Wednesday, March 24, 2010
Hibs could be the best in the business
Finance is almost more important than football for the majority of full-time teams north of the border.
Results off the pitch and balancing the books can have almost as much of an influence on clubs as the results on the field.
Even the big boys are not immune, with Rangers' recent fiscal plight constantly in the spotlight. Businessman Andrew Ellis has been lauded as the latest white knight prepared to answer all the problems at Ibrox.
The Light Blues are far from alone as many teams continue to struggle, particularly in the wake of the Setanta collapse.
But while many clubs are forced to cut their cloth accordingly, one team continues to prosper and is fast developing into one of the most admired operations in Britain. The Hibernian business model is certainly one to be marvelled at, with the club in a healthy financial position.
It's not all been plain sailing, of course, and there's no doubt their fans will still be reeling following their shock Scottish Cup quarter-final exit to First Division Ross County. Their Highland fling may well have cost them a semi-final against Celtic and a trip to Hampden as their Scottish Cup jinx continues to haunt them - they last won the trophy back in 1902.
More than anyone else, boss John Hughes will find it hard to accept the cup catastrophe, but he'll need to find his focus quickly with a trip to former club Falkirk on the fixture list this weekend.
However, it's important to examine the bigger picture and what they have achieved in recent seasons. Hibs are debt-free, owning a prestigious youth academy as well as producing some of the brightest young talents in Scotland in recent years.
It may provide scant consolation for the Easter Road support, but they should still be thankful for the position they are in. Their recent profitability owes much to the fact they've cashed in on those rising stars after nurturing them through their highly respected youth scheme.
Scott Brown, Kevin Thomson and Steven Whittaker are now permanent fixtures for Celtic and Rangers, with their moves to Glasgow generating millions for the Hibees, and Brown's £4.4 million switch to Celtic in 2007 remaining the biggest transfer fee exchanged between two Scottish clubs.
They were also able to sell Derek Riordan to Celtic for a little under £200,000 before luring him back along the M8 two years later for next to nothing.
Scotland international strikers Steven Fletcher and Garry O'Connor are both now furthering their careers in the English Premier League having started out at Easter Road.
Fletcher features regularly for Burnley following his £3 million move south and O'Connor is at Birmingham, having originally left Hibs for Lokomotiv Moscow just over four years ago in a deal worth £1.6 million.
In fact, cashing in on their super six has generated more than £13 million for the club, and it has been carefully reinvested. It might not seem like it now, but there's a bright future ahead for Hibs.
There's little doubt the transfer fees have boosted the coffers but the men in charge have spent the cash wisely. They've created an impressive youth academy and have recently started working rebuilding their famous old East Stand.
But if you think the gravy train of top talent is about to dry up, you'd be wrong.
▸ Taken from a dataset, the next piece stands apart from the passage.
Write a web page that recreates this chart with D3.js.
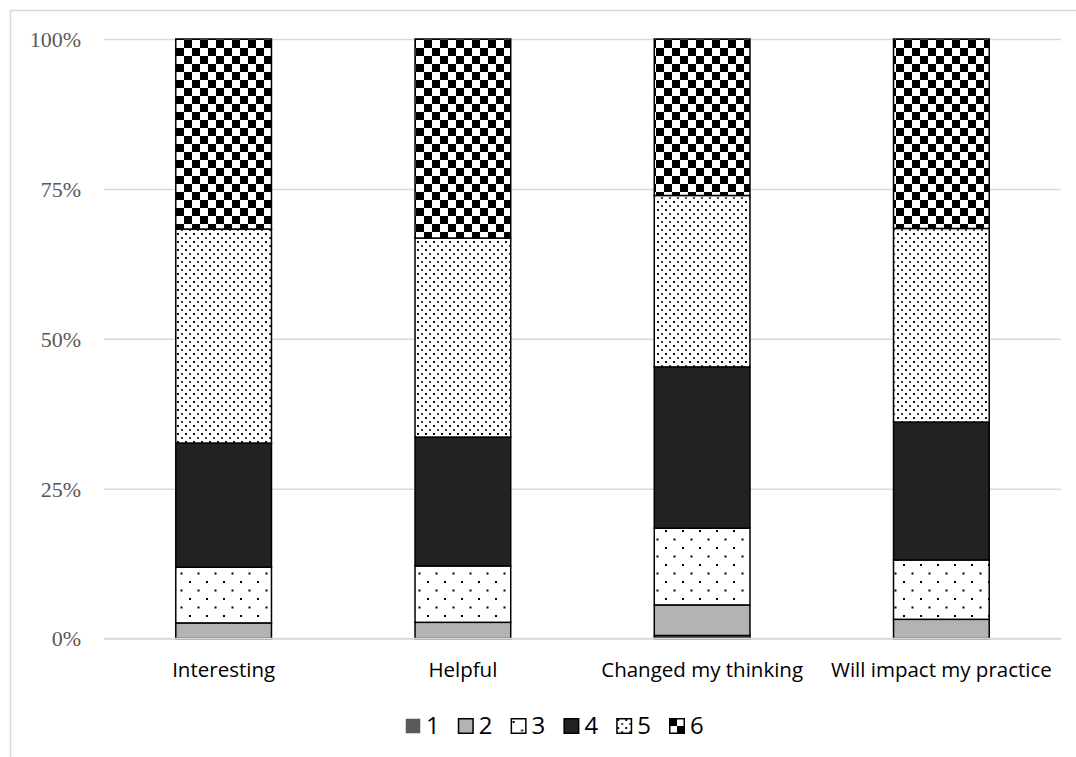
<!DOCTYPE html>
<html>
<head>
<meta charset="utf-8">
<script src="https://cdn.jsdelivr.net/npm/d3@7"></script>
<style>
  html, body { margin: 0; padding: 0; background: #fff; }
  svg { display: block; }
</style>
</head>
<body>
<svg id="chart" width="1076" height="757"></svg>
<script>
// Survey categories and rating levels
const categories = ["Interesting", "Helpful", "Changed my thinking", "Will impact my practice"];
const levels = ["1", "2", "3", "4", "5", "6"];

// Share of responses (%) per rating, one array per rating level
const rating1 = [0, 0, 0.5, 0];
const rating2 = [2.6, 2.7, 5.1, 3.2];
const rating3 = [9.3, 9.4, 12.8, 9.9];
const rating4 = [20.7, 21.5, 26.9, 23.0];
const rating5 = [35.7, 33.2, 28.6, 32.3];
const rating6 = [31.7, 33.2, 26.1, 31.6];

const yTicks = [0, 25, 50, 75, 100];
const yTickLabels = ["0%", "25%", "50%", "75%", "100%"];

const seriesValues = [rating1, rating2, rating3, rating4, rating5, rating6];
const rows = categories.map((c, i) => {
  const r = { category: c };
  levels.forEach((l, k) => { r[l] = seriesValues[k][i]; });
  return r;
});

const svg = d3.select("#chart");
const defs = svg.append("defs");

// Fill patterns
// sparse staggered dots (rating 3)
const p3 = defs.append("pattern").attr("id", "pat3").attr("patternUnits", "userSpaceOnUse")
  .attr("width", 17).attr("height", 17);
p3.append("rect").attr("width", 17).attr("height", 17).attr("fill", "#fff");
p3.append("rect").attr("x", 2).attr("y", 3).attr("width", 2).attr("height", 2).attr("fill", "#000");
p3.append("rect").attr("x", 10.5).attr("y", 11.5).attr("width", 2).attr("height", 2).attr("fill", "#000");

// dense staggered dots (rating 5)
const p5 = defs.append("pattern").attr("id", "pat5").attr("patternUnits", "userSpaceOnUse")
  .attr("width", 8).attr("height", 8);
p5.append("rect").attr("width", 8).attr("height", 8).attr("fill", "#fff");
p5.append("rect").attr("x", 1).attr("y", 1).attr("width", 2).attr("height", 2).attr("fill", "#111");
p5.append("rect").attr("x", 5).attr("y", 5).attr("width", 2).attr("height", 2).attr("fill", "#444");

// checkerboard (rating 6)
const p6 = defs.append("pattern").attr("id", "pat6").attr("patternUnits", "userSpaceOnUse")
  .attr("width", 16).attr("height", 16);
p6.append("rect").attr("width", 16).attr("height", 16).attr("fill", "#fff");
p6.append("rect").attr("x", 0).attr("y", 0).attr("width", 8).attr("height", 8).attr("fill", "#000");
p6.append("rect").attr("x", 8).attr("y", 8).attr("width", 8).attr("height", 8).attr("fill", "#000");

const fills = {
  "1": "#595959",
  "2": "#b3b3b3",
  "3": "url(#pat3)",
  "4": "#222222",
  "5": "url(#pat5)",
  "6": "url(#pat6)"
};

// Chart frame
svg.append("rect").attr("x", 10.5).attr("y", 10.5).attr("width", 1100).attr("height", 800)
  .attr("fill", "none").attr("stroke", "#d9d9d9").attr("stroke-width", 1.5);

const plot = { left: 104, right: 1061, top: 39, bottom: 638.5 };

const x = d3.scaleBand().domain(categories).range([plot.left, plot.right]).paddingInner(0.6).paddingOuter(0.3);
const y = d3.scaleLinear().domain([0, 100]).range([plot.bottom, plot.top]);

// Gridlines and y labels
const yAxis = d3.axisLeft(y).tickValues(yTicks).tickSize(-(plot.right - plot.left))
  .tickFormat((d, i) => yTickLabels[i]).tickPadding(23);
const gy = svg.append("g").attr("transform", `translate(${plot.left},0)`).call(yAxis);
gy.select(".domain").remove();
gy.selectAll(".tick line").attr("stroke", "#d9d9d9").attr("stroke-width", 1.5);
gy.selectAll(".tick text").attr("fill", "#595959").attr("dy", "0.34em")
  .style("font-family", "'Liberation Serif', 'Times New Roman', serif").style("font-size", "22px");

// Stacked bars
const stack = d3.stack().keys(levels);
const stacked = stack(rows);

const layers = svg.append("g").selectAll("g").data(stacked).join("g")
  .attr("fill", d => fills[d.key]);
layers.selectAll("rect").data(d => d).join("rect")
  .attr("x", d => x(d.data.category))
  .attr("width", x.bandwidth())
  .attr("y", d => y(d[1]))
  .attr("height", d => Math.max(0, y(d[0]) - y(d[1])))
  .attr("stroke", "#000").attr("stroke-width", 1.5);

// Category labels
const gx = svg.append("g").attr("transform", `translate(0,${plot.bottom})`)
  .call(d3.axisBottom(x).tickSize(0).tickPadding(31));
gx.select(".domain").attr("stroke", "#d9d9d9").attr("stroke-width", 1.5)
  .attr("d", `M${plot.left},0H${plot.right}`);
gx.selectAll(".tick text").attr("fill", "#000").attr("dy", "0.35em")
  .style("font-family", "'Open Sans', 'Noto Sans', sans-serif").style("font-size", "20.5px");

// Legend
const legend = svg.append("g").attr("transform", "translate(405,718)");
const item = legend.selectAll("g").data(levels).join("g")
  .attr("transform", (d, i) => `translate(${i * 52.8},0)`);
item.append("rect").attr("x", 0.75).attr("y", 0.75).attr("width", 14.5).attr("height", 14.5)
  .attr("fill", d => fills[d])
  .attr("stroke", d => d === "1" ? "none" : "#000").attr("stroke-width", 1.5);
item.append("text").attr("x", 21).attr("y", 16).text(d => d)
  .attr("fill", "#000")
  .style("font-family", "'Open Sans', 'Noto Sans', sans-serif").style("font-size", "24px");
</script>
</body>
</html>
There's another batch of hit kids rising through the Hibs ranks with David Wotherspoon, Paul Hanlon and Darren McCormack all stepping up to make their mark this season.
The Hibs conveyor belt of talent just seems to continue to replenish the first team squad whenever it's plundered.
Other clubs, not just in Scotland, have been quick to recognise what's been going on in Leith.
Their system might not be able to guarantee silverware success, but it is certainly winning them more and more admirers.
Even Gary Mackay, the record holder for appearances with Hearts, reckons his beloved Maroons should follow the lead of their Edinburgh rivals.
The bottom line is the Leith side have been reaping the rewards for having the vision to invest in their youth system and their army of talent spotters deserve enormous credit for their fantastic work.
Hibs have also been able to cash in on the likes of David Murphy, Rob Jones, Ivan Sproule and Dean Shiels after bringing them north before helping to develop them further.
That's allowed manager John Hughes to attract high-profile players like Anthony Stokes and Liam Miller but, while Hughes has been handed a reasonable kitty with chief executive Scott Lindsay at the helm, there's no way he'll be given a blank cheque.
Lindsay is keen to support his manager in his aim to try to split the Old Firm but that won't be done by taking big risks which would threaten long-term stability.
A derby day defeat for Hibs against Hearts at Tynecastle and the Ross County result might have taken some of the shine off a season of real progress - but at least the Easter Road faithful can be safe in the knowledge that their side will be around for many years to come thanks to their sound financial management.